**Records to use:**
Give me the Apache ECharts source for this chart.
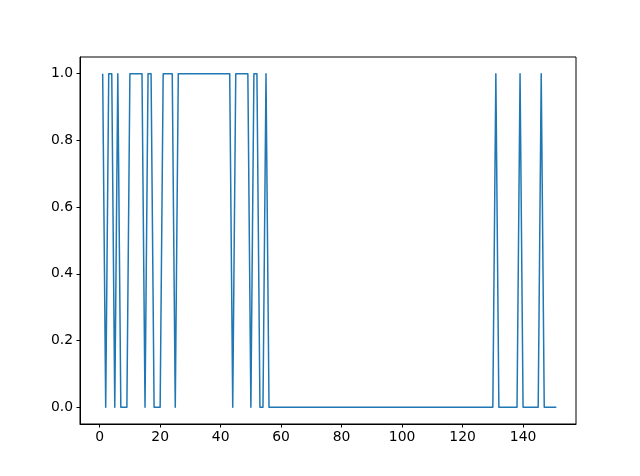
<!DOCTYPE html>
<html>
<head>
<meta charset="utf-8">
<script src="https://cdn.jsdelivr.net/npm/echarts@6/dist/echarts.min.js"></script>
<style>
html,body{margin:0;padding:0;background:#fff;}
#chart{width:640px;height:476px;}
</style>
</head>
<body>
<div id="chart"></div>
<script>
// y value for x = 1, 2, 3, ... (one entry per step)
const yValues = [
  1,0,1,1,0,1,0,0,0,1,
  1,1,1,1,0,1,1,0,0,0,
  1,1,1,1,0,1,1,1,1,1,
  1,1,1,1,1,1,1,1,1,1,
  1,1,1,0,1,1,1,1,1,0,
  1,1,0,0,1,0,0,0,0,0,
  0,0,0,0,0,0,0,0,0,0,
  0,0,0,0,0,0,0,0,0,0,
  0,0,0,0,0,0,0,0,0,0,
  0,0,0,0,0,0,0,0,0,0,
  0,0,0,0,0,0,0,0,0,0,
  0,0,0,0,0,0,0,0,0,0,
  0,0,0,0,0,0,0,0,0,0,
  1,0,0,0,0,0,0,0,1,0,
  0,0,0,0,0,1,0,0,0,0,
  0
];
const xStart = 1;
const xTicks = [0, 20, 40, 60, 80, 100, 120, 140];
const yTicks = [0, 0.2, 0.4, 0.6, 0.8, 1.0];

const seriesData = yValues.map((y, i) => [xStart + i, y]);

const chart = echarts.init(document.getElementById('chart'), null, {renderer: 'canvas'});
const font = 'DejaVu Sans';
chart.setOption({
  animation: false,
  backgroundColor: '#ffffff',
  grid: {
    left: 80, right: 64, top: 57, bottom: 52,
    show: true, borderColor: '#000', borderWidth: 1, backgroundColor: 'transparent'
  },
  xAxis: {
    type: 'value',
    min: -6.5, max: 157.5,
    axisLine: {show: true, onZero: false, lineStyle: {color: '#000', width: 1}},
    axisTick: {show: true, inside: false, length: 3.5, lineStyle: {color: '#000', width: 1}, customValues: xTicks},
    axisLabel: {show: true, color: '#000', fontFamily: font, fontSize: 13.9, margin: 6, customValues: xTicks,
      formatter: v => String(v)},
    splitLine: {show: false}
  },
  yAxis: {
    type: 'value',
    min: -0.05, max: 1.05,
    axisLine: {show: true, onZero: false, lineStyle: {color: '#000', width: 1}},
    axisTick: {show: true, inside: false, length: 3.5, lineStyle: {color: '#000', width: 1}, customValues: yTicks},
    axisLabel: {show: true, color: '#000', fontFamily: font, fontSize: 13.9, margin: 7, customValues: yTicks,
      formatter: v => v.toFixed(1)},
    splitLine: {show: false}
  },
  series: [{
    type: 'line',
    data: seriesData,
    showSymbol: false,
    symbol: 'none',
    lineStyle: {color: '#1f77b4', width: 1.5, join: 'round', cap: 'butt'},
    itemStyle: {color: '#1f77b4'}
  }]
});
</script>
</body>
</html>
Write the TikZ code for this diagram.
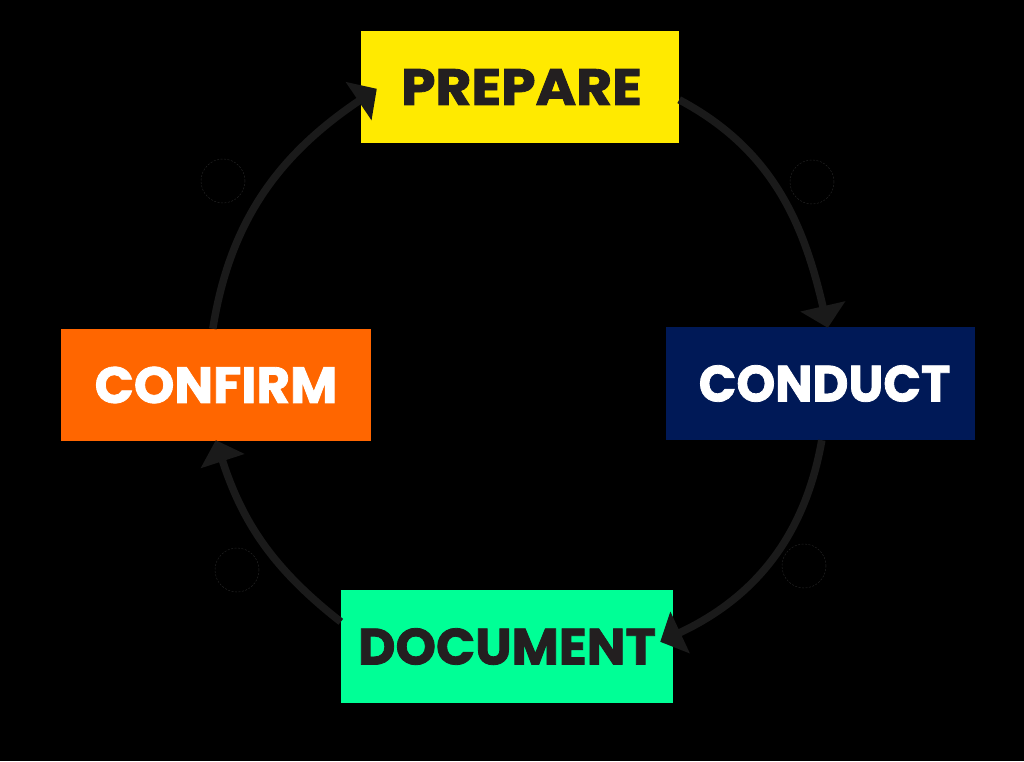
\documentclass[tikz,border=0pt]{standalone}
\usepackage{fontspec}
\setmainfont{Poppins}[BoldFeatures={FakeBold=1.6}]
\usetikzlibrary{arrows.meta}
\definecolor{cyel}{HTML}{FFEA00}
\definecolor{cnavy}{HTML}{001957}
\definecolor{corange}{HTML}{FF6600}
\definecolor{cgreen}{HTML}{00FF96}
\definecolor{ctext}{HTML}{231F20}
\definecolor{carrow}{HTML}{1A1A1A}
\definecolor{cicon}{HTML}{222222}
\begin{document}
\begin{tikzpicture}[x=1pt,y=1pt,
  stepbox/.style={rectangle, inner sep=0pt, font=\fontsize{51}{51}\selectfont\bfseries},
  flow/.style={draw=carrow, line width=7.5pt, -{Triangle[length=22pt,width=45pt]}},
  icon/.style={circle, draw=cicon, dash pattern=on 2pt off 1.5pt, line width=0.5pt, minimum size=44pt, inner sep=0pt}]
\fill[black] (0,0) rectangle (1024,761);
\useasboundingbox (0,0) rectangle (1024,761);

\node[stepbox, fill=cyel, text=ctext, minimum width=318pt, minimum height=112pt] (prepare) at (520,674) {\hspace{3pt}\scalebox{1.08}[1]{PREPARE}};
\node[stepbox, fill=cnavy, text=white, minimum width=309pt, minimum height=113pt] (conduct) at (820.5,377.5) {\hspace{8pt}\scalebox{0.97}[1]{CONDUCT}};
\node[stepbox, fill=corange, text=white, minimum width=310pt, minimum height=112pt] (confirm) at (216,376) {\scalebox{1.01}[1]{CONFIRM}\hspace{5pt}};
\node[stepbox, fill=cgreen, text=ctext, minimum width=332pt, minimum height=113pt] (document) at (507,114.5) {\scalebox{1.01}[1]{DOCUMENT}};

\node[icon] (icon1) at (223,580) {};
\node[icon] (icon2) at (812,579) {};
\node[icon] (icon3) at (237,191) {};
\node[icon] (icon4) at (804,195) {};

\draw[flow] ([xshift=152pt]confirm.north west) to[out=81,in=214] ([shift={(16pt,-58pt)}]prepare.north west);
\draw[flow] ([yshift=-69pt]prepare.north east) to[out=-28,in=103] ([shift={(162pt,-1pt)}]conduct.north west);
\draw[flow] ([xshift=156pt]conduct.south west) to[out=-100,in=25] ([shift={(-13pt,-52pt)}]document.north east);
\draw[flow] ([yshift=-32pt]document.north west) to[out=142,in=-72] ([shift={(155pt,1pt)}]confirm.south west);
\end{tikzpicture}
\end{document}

**What to produce:**
Pictures are to be left out; the records above must be repeated word for word.

**Expected answer:**
Give me the Apache ECharts source for this chart.
<!DOCTYPE html>
<html>
<head>
<meta charset="utf-8">
<script src="https://cdn.jsdelivr.net/npm/echarts@6/dist/echarts.min.js"></script>
<style>
html,body{margin:0;padding:0;background:#fff;}
#chart{width:640px;height:476px;}
</style>
</head>
<body>
<div id="chart"></div>
<script>
// y value for x = 1, 2, 3, ... (one entry per step)
const yValues = [
  1,0,1,1,0,1,0,0,0,1,
  1,1,1,1,0,1,1,0,0,0,
  1,1,1,1,0,1,1,1,1,1,
  1,1,1,1,1,1,1,1,1,1,
  1,1,1,0,1,1,1,1,1,0,
  1,1,0,0,1,0,0,0,0,0,
  0,0,0,0,0,0,0,0,0,0,
  0,0,0,0,0,0,0,0,0,0,
  0,0,0,0,0,0,0,0,0,0,
  0,0,0,0,0,0,0,0,0,0,
  0,0,0,0,0,0,0,0,0,0,
  0,0,0,0,0,0,0,0,0,0,
  0,0,0,0,0,0,0,0,0,0,
  1,0,0,0,0,0,0,0,1,0,
  0,0,0,0,0,1,0,0,0,0,
  0
];
const xStart = 1;
const xTicks = [0, 20, 40, 60, 80, 100, 120, 140];
const yTicks = [0, 0.2, 0.4, 0.6, 0.8, 1.0];

const seriesData = yValues.map((y, i) => [xStart + i, y]);

const chart = echarts.init(document.getElementById('chart'), null, {renderer: 'canvas'});
const font = 'DejaVu Sans';
chart.setOption({
  animation: false,
  backgroundColor: '#ffffff',
  grid: {
    left: 80, right: 64, top: 57, bottom: 52,
    show: true, borderColor: '#000', borderWidth: 1, backgroundColor: 'transparent'
  },
  xAxis: {
    type: 'value',
    min: -6.5, max: 157.5,
    axisLine: {show: true, onZero: false, lineStyle: {color: '#000', width: 1}},
    axisTick: {show: true, inside: false, length: 3.5, lineStyle: {color: '#000', width: 1}, customValues: xTicks},
    axisLabel: {show: true, color: '#000', fontFamily: font, fontSize: 13.9, margin: 6, customValues: xTicks,
      formatter: v => String(v)},
    splitLine: {show: false}
  },
  yAxis: {
    type: 'value',
    min: -0.05, max: 1.05,
    axisLine: {show: true, onZero: false, lineStyle: {color: '#000', width: 1}},
    axisTick: {show: true, inside: false, length: 3.5, lineStyle: {color: '#000', width: 1}, customValues: yTicks},
    axisLabel: {show: true, color: '#000', fontFamily: font, fontSize: 13.9, margin: 7, customValues: yTicks,
      formatter: v => v.toFixed(1)},
    splitLine: {show: false}
  },
  series: [{
    type: 'line',
    data: seriesData,
    showSymbol: false,
    symbol: 'none',
    lineStyle: {color: '#1f77b4', width: 1.5, join: 'round', cap: 'butt'},
    itemStyle: {color: '#1f77b4'}
  }]
});
</script>
</body>
</html>
Write the TikZ code for this diagram.
\documentclass[tikz,border=0pt]{standalone}
\usepackage{fontspec}
\setmainfont{Poppins}[BoldFeatures={FakeBold=1.6}]
\usetikzlibrary{arrows.meta}
\definecolor{cyel}{HTML}{FFEA00}
\definecolor{cnavy}{HTML}{001957}
\definecolor{corange}{HTML}{FF6600}
\definecolor{cgreen}{HTML}{00FF96}
\definecolor{ctext}{HTML}{231F20}
\definecolor{carrow}{HTML}{1A1A1A}
\definecolor{cicon}{HTML}{222222}
\begin{document}
\begin{tikzpicture}[x=1pt,y=1pt,
  stepbox/.style={rectangle, inner sep=0pt, font=\fontsize{51}{51}\selectfont\bfseries},
  flow/.style={draw=carrow, line width=7.5pt, -{Triangle[length=22pt,width=45pt]}},
  icon/.style={circle, draw=cicon, dash pattern=on 2pt off 1.5pt, line width=0.5pt, minimum size=44pt, inner sep=0pt}]
\fill[black] (0,0) rectangle (1024,761);
\useasboundingbox (0,0) rectangle (1024,761);

\node[stepbox, fill=cyel, text=ctext, minimum width=318pt, minimum height=112pt] (prepare) at (520,674) {\hspace{3pt}\scalebox{1.08}[1]{PREPARE}};
\node[stepbox, fill=cnavy, text=white, minimum width=309pt, minimum height=113pt] (conduct) at (820.5,377.5) {\hspace{8pt}\scalebox{0.97}[1]{CONDUCT}};
\node[stepbox, fill=corange, text=white, minimum width=310pt, minimum height=112pt] (confirm) at (216,376) {\scalebox{1.01}[1]{CONFIRM}\hspace{5pt}};
\node[stepbox, fill=cgreen, text=ctext, minimum width=332pt, minimum height=113pt] (document) at (507,114.5) {\scalebox{1.01}[1]{DOCUMENT}};

\node[icon] (icon1) at (223,580) {};
\node[icon] (icon2) at (812,579) {};
\node[icon] (icon3) at (237,191) {};
\node[icon] (icon4) at (804,195) {};

\draw[flow] ([xshift=152pt]confirm.north west) to[out=81,in=214] ([shift={(16pt,-58pt)}]prepare.north west);
\draw[flow] ([yshift=-69pt]prepare.north east) to[out=-28,in=103] ([shift={(162pt,-1pt)}]conduct.north west);
\draw[flow] ([xshift=156pt]conduct.south west) to[out=-100,in=25] ([shift={(-13pt,-52pt)}]document.north east);
\draw[flow] ([yshift=-32pt]document.north west) to[out=142,in=-72] ([shift={(155pt,1pt)}]confirm.south west);
\end{tikzpicture}
\end{document}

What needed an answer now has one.